→ Direction: Your answer is a single number: how many lines hold the word "that"?

(Dataset excerpt)
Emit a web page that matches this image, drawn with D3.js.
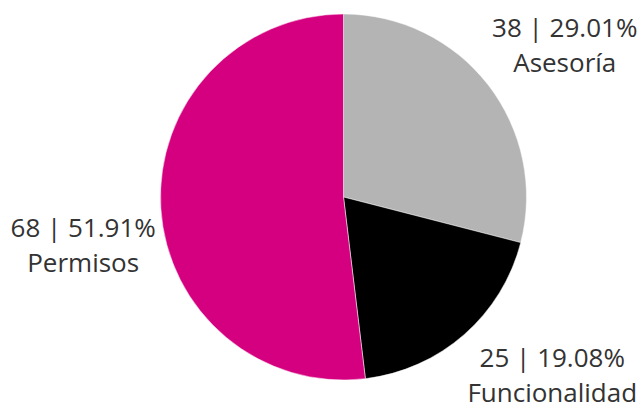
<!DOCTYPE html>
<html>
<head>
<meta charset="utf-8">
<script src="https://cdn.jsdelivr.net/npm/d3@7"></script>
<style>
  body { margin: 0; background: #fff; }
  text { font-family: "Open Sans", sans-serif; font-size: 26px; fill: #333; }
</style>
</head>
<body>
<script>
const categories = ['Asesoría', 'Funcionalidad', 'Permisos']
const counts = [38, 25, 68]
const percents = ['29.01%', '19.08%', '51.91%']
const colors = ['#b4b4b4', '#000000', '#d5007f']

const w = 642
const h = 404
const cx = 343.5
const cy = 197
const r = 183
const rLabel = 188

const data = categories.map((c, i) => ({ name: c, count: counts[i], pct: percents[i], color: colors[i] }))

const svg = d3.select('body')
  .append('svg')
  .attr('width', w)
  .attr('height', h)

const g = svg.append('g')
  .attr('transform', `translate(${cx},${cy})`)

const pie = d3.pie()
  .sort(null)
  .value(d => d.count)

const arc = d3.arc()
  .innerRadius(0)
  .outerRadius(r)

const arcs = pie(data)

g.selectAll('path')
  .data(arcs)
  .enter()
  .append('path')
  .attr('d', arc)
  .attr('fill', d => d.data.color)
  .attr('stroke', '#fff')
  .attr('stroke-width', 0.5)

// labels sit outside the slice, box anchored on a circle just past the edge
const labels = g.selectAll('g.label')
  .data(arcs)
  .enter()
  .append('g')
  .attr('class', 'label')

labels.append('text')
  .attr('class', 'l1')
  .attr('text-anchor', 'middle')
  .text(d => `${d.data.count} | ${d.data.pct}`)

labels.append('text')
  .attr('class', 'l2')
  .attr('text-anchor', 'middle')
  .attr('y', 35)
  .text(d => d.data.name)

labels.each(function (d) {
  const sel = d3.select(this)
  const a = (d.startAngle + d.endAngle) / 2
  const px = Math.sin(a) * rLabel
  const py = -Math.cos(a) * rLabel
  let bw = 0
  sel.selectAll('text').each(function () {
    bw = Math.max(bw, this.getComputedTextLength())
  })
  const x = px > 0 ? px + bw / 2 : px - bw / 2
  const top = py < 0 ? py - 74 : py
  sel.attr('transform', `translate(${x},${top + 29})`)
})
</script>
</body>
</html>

==

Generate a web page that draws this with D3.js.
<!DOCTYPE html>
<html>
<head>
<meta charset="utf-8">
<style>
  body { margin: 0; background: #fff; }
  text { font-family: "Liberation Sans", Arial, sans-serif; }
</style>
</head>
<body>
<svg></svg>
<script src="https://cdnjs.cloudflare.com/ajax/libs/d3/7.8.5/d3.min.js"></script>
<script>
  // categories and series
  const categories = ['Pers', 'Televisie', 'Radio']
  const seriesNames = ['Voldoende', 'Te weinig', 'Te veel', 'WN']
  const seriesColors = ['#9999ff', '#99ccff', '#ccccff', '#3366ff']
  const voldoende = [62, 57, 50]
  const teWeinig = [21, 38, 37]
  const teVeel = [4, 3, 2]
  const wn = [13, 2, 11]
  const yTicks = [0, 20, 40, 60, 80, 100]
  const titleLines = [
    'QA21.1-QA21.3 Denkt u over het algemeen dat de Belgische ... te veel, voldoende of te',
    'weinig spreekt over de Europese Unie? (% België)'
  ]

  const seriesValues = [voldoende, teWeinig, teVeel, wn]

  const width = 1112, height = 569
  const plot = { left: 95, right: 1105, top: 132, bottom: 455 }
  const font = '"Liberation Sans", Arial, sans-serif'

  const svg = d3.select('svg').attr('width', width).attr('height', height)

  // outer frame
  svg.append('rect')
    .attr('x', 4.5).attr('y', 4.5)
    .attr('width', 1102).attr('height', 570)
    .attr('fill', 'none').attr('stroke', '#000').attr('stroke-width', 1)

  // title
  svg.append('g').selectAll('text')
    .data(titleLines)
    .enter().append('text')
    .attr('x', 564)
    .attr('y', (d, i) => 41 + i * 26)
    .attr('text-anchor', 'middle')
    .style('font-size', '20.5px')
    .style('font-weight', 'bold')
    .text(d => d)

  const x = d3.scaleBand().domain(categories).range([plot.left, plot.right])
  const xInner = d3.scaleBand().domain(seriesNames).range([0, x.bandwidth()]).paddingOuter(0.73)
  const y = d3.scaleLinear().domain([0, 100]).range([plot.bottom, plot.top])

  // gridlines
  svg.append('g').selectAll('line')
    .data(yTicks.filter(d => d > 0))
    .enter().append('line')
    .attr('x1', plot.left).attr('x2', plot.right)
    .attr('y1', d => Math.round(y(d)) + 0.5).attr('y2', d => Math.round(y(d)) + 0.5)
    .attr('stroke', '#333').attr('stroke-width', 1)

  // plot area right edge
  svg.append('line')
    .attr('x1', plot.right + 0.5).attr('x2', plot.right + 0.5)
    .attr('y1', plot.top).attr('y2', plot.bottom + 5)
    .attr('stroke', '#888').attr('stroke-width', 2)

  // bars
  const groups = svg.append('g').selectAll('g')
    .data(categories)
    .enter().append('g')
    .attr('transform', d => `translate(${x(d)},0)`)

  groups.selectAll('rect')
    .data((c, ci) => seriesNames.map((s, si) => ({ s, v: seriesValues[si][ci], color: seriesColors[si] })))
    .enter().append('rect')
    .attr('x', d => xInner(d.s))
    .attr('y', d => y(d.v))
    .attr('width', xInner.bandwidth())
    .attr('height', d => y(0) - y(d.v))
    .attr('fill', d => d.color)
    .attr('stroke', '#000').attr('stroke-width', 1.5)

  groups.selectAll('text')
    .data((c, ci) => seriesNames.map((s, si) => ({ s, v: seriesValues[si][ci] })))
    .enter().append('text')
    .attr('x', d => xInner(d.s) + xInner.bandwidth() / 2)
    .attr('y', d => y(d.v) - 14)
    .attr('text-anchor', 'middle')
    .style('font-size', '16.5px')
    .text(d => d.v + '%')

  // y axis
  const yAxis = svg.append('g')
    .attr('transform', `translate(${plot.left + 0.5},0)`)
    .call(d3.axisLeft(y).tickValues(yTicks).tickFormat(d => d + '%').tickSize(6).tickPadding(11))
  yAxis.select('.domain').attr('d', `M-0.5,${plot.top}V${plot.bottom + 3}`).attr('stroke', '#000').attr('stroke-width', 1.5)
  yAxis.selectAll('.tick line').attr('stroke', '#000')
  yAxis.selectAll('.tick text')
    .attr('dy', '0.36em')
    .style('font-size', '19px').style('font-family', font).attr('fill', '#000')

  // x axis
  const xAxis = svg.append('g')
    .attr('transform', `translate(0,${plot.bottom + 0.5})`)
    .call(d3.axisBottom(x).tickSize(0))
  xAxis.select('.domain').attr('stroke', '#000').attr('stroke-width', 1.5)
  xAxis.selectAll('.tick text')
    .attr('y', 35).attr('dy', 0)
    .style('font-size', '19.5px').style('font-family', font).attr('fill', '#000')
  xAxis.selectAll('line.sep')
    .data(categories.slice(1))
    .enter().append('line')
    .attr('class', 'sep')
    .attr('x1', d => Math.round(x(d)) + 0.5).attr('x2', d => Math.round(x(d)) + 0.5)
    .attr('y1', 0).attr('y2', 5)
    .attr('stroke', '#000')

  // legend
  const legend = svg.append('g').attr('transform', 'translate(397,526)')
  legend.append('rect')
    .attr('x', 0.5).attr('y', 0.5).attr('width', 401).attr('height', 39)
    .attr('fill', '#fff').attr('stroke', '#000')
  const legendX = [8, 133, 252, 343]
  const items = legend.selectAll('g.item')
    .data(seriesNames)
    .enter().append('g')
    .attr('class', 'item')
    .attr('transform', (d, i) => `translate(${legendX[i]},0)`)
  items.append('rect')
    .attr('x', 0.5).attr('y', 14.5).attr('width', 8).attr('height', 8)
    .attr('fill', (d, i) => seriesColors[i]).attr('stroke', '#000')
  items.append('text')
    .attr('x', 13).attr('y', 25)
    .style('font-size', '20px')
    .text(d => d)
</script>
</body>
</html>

--

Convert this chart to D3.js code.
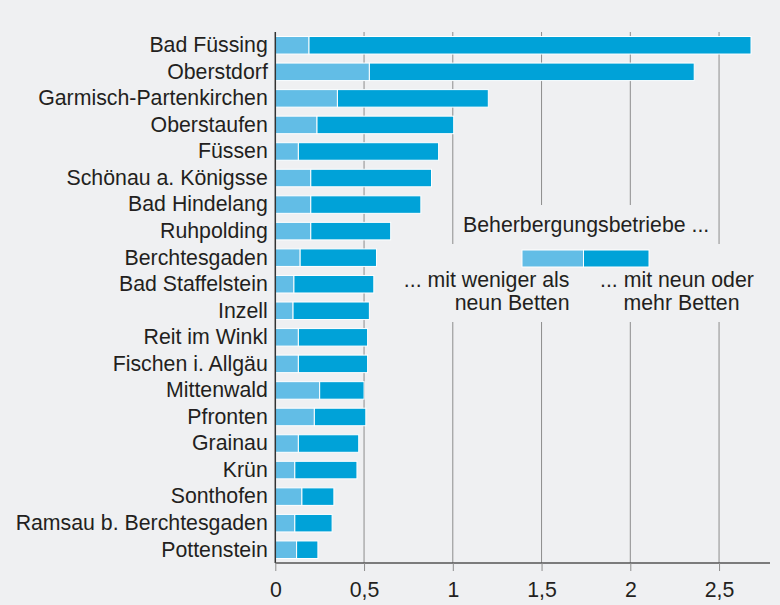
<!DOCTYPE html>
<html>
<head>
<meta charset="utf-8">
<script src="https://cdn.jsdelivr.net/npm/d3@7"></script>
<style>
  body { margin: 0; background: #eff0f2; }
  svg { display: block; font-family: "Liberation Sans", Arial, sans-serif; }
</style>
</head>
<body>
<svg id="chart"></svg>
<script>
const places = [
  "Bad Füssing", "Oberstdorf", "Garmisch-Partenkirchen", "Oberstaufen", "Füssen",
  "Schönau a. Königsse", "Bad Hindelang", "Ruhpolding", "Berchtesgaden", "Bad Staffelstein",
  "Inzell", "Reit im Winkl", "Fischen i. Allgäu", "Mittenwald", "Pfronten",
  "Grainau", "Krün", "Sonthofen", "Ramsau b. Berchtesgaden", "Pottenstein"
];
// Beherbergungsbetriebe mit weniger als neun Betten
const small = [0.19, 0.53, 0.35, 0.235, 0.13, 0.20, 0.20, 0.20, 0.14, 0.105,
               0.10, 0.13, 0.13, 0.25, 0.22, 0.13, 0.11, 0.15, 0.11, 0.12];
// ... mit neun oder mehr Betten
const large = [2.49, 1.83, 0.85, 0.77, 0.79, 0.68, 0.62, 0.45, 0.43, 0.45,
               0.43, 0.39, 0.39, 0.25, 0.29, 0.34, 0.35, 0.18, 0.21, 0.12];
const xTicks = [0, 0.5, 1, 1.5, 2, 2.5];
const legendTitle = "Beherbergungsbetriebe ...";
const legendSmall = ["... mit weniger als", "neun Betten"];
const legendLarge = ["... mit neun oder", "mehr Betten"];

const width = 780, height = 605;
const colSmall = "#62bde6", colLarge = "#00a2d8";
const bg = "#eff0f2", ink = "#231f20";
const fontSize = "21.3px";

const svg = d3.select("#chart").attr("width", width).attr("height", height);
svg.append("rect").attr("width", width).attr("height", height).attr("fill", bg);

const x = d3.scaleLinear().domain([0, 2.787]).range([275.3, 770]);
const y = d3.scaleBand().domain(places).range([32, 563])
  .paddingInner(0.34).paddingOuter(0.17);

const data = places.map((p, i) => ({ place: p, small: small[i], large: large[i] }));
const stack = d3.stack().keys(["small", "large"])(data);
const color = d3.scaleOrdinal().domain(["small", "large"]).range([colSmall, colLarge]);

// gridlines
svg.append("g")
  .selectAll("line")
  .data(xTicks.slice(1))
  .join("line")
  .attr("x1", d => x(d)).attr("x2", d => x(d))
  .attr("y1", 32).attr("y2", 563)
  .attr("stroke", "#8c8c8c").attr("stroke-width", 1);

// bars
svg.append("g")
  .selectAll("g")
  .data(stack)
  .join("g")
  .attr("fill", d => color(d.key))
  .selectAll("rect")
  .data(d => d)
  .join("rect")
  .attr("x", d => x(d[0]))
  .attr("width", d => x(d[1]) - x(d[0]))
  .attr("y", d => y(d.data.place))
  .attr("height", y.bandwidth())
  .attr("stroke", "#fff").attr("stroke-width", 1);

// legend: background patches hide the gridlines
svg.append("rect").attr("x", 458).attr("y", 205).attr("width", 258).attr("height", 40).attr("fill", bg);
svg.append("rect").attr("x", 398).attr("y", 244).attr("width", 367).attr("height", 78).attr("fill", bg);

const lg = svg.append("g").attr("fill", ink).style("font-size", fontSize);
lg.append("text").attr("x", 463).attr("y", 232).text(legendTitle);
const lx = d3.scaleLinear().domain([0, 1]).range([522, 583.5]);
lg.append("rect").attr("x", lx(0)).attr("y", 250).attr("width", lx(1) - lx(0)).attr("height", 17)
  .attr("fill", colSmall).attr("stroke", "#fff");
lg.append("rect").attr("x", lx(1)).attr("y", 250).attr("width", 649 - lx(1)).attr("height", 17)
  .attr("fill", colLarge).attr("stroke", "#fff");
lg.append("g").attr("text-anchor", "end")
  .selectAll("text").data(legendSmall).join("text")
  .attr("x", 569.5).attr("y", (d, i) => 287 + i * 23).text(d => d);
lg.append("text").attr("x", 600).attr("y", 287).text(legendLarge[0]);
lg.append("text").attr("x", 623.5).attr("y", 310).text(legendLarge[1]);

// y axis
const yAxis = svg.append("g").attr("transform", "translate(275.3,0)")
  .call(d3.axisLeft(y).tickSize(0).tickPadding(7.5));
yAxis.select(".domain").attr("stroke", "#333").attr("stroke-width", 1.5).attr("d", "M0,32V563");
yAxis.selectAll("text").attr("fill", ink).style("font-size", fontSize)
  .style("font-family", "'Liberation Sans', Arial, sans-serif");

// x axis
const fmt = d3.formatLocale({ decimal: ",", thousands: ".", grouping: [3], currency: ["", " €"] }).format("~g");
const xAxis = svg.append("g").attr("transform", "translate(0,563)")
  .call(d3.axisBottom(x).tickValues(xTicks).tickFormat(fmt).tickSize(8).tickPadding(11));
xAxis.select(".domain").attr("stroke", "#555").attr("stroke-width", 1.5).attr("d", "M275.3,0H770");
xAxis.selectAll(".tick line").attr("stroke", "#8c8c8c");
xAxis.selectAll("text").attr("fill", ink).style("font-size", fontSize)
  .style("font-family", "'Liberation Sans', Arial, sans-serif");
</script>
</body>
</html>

→ Final result: 2